For “Underground in Carolina,” N&O editors decided that winning the trust of undocumented immigrants was crucial to telling their stories — stories we almost certainly would not get if we insisted on printing complete names.

In some cases, we used only the first names of undocumented immigrants living in Durham. Of the dozens of people in the series, only three had made-up names, and they were identified as such. They were a husband and wife and a friend of the family, who grew so fearful of exposure that allowing them to invent names was the only way to keep them in the story.

In contrast to our photos from Mexico, all pictures of immigrants in Durham were shot in shadow, underscoring the theme of living an underground existence.

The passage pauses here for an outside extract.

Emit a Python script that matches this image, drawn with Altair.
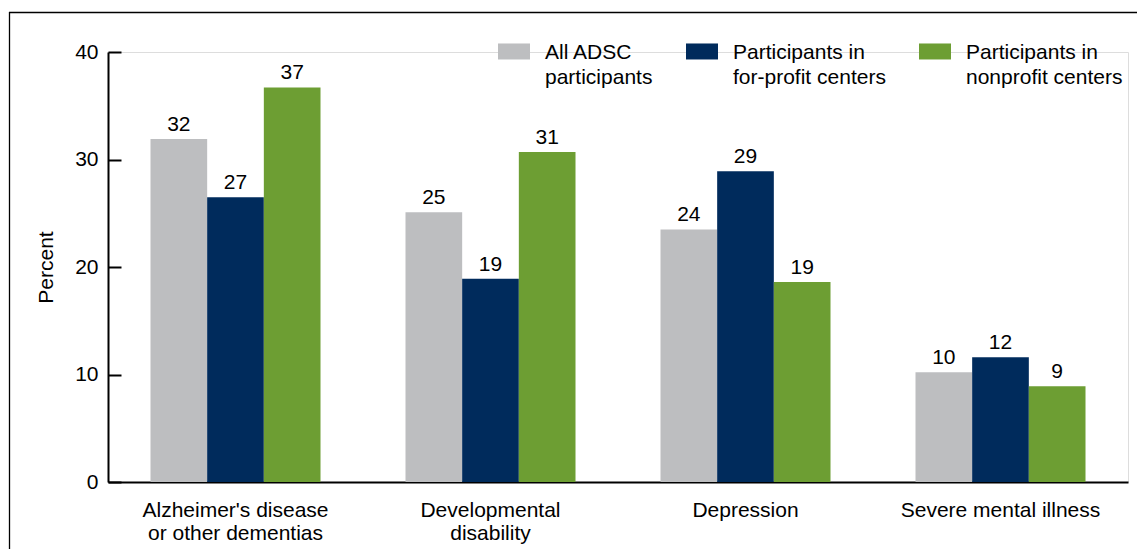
import altair as alt
import pandas as pd

categories = ["Alzheimer's disease or other dementias", "Developmental disability", "Depression", "Severe mental illness"]
category_lines = [["Alzheimer's disease", "or other dementias"], ["Developmental", "disability"], ["Depression"], ["Severe mental illness"]]
series = ["All ADSC participants", "Participants in for-profit centers", "Participants in nonprofit centers"]
series_lines = [["All ADSC", "participants"], ["Participants in", "for-profit centers"], ["Participants in", "nonprofit centers"]]
colors = ["#BDBEC0", "#002B5C", "#6D9E33"]

all_adsc = [31.9, 25.1, 23.5, 10.2]
for_profit = [26.5, 18.9, 28.9, 11.6]
nonprofit = [36.7, 30.7, 18.6, 8.9]
all_labels = ["32", "25", "24", "10"]
fp_labels = ["27", "19", "29", "12"]
np_labels = ["37", "31", "19", "9"]

rows = []
for vals, labs, s in [(all_adsc, all_labels, series[0]), (for_profit, fp_labels, series[1]), (nonprofit, np_labels, series[2])]:
    for c, v, l in zip(categories, vals, labs):
        rows.append({"category": c, "series": s, "value": v, "label": l})
df = pd.DataFrame(rows)

def label_expr(names, lines):
    expr = "datum.label"
    for n, ls in reversed(list(zip(names, lines))):
        n_esc = n.replace("'", "\\'")
        arr = "[" + ",".join("'" + x.replace("'", "\\'") + "'" for x in ls) + "]"
        expr = f"datum.label == '{n_esc}' ? {arr} : ({expr})"
    return expr

FONT = "Liberation Sans"

x_enc = alt.X("category:N", sort=categories, title=None,
              scale=alt.Scale(paddingInner=1/3, paddingOuter=1/6),
              axis=alt.Axis(labelAngle=0, ticks=False, labelPadding=17, labelLineHeight=23,
                            labelExpr=label_expr(categories, category_lines),
                            domainColor="black", domainWidth=2, labelColor="black",
                            labelFont=FONT, labelFontSize=21, labelLimit=400))
y_enc = alt.Y("value:Q", title="Percent",
              scale=alt.Scale(domain=[0, 40], nice=False),
              axis=alt.Axis(values=[0, 10, 20, 30, 40], ticks=False, labelPadding=10,
                            grid=True, gridDash=[13, 3000], gridColor="black", gridWidth=2,
                            domainColor="black", domainWidth=2, labelColor="black",
                            labelFont=FONT, labelFontSize=21, titleFont=FONT, titleFontSize=21,
                            titleFontWeight="normal", titleColor="black", titlePadding=18))

bars = alt.Chart(df).mark_bar().encode(
    x=x_enc,
    xOffset=alt.XOffset("series:N", sort=series, scale=alt.Scale(paddingInner=0, paddingOuter=0)),
    y=y_enc,
    color=alt.Color("series:N", sort=series,
                    scale=alt.Scale(domain=series, range=colors),
                    legend=alt.Legend(title=None, orient="none", legendX=390, legendY=-9,
                                      direction="horizontal", padding=0,
                                      symbolType="M-1,-0.97H1V0.03H-1Z", symbolSize=1024,
                                      symbolStrokeWidth=0, symbolOpacity=1,
                                      labelFont=FONT, labelFontSize=21, labelColor="black",
                                      labelBaseline="alphabetic", labelOffset=15, labelLimit=400,
                                      columnPadding=33,
                                      labelExpr=label_expr(series, series_lines))),
)

texts = alt.Chart(df).mark_text(baseline="alphabetic", dy=-8, font=FONT, fontSize=21, color="black").encode(
    x=alt.X("category:N", sort=categories),
    xOffset=alt.XOffset("series:N", sort=series),
    y=alt.Y("value:Q"),
    text="label:N",
)

frame_data = pd.DataFrame({"f": [0]})
frame_top = alt.Chart(frame_data).mark_rule(color="black", strokeWidth=1.3).encode(
    x=alt.value(-99), x2=alt.value(1200), y=alt.value(-39.5)
)
frame_left = alt.Chart(frame_data).mark_rule(color="black", strokeWidth=1.3).encode(
    x=alt.value(-98.5), y=alt.value(-40), y2=alt.value(700)
)

chart = alt.layer(frame_top, frame_left, bars, texts).properties(
    width=1020, height=430,
    autosize=alt.AutoSizeParams(type="none"),
    padding={"left": 100, "top": 44, "right": 9, "bottom": 67},
).configure_view(stroke=None).configure(background="white", style={"guide-label": {"lineHeight": 25}})

chart.save("out.html", embed_options={"renderer": "svg", "actions": False})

The next task was identifying immigrants to interview. Local Latino leaders were reluctant to help after the INS raid. Working independently, we wound up with a story that surprised even leaders with strong ties in the Hispanic community. Miller and I spent weeks in low-income Hispanic neighborhoods, building trust with immigrants, learning about their lives, their families in Mexico, their dreams.

It was an exercise in patience. The immigrants had come to Durham to work, and their schedules meant that Miller and I devoted many nights and weekends to the project. Frequently, people failed to show for interviews when an unexpected chance to work overtime arose, a friend got arrested or a beat-up car broke down. Most did not have telephones, so all arrangements were made in person.

Eventually, Miller and I settled on a group of immigrants from Pahuatlan, Mexico, a traditional small town northeast of Mexico City. Before leaving for Mexico, we collected the names of the men’s family members and directions to their homes in Pahuatlan (often involving footpaths crisscrossing the mountainside). And we asked them to write letters we could give to their loved ones.

Once in Pahuatlan, we simply tracked people down and did the interviews. Townspeople were surprised by this pair of Spanish-speaking gringos –— one white, one African-American – who knew all their relatives in North Carolina. They treated us like family. By the end of the trip, complete strangers – mothers, sisters and young wives – were running up to us in the cobblestone streets with letters to take back to their sons, brothers and husbands in Carolina del Norte.

Upon publication, policymakers, academic researchers, business leaders, Hispanic leaders and immigration activists of different persuasions called “Underground in Carolina” a groundbreaking effort to explain the consequences of immigration in North Carolina.